Intervention with repeated measures.
Two randomized soya trials (BEAN1 and BEAN2) among premenopausal healthy women.
BEAN1 participants completed seven unannounced 24 h dietary recalls and donated five blood and urine samples over 2 years. BEAN2 women provided seven recalls and three samples over 13 months. Serum samples were analysed for oestrone (E₁) and oestradiol (E₂) using RIA. Nine oestrogen metabolites were measured in urine by LC-MS. Semi-vegetarians included women who reported consuming <30 g of red meat, poultry and fish daily, and pescatarians those who reported consuming <20 g of meat/poultry but >10 g of fish daily.
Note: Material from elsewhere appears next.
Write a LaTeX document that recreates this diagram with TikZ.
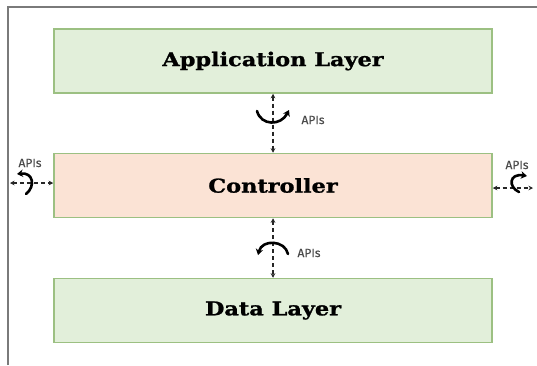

All other women were classified as non-vegetarians. We applied mixed models to compute least-square means by vegetarian status adjusted for potential confounders.
The mean age of the 272 participants was 41·9 (SD 4·5) years. Serum E₁ (85 v. 100 pg/ml, P = 0·04) and E₂ (140 v. 154 pg/ml, P = 0·04) levels were lower in the thirty-seven semi-vegetarians than in the 235 non-vegetarians. The sum of the nine urinary oestrogen metabolites (183 v. 200 pmol/mg creatinine, P = 0·27) and the proportions of individual oestrogens and pathways did not differ by meat-eating status. Restricting the models to the samples collected during the luteal phase strengthened the associations.
Given the limitations of the study, the lower levels of serum oestrogens in semi-vegetarians than non-vegetarians need confirmation in larger populations.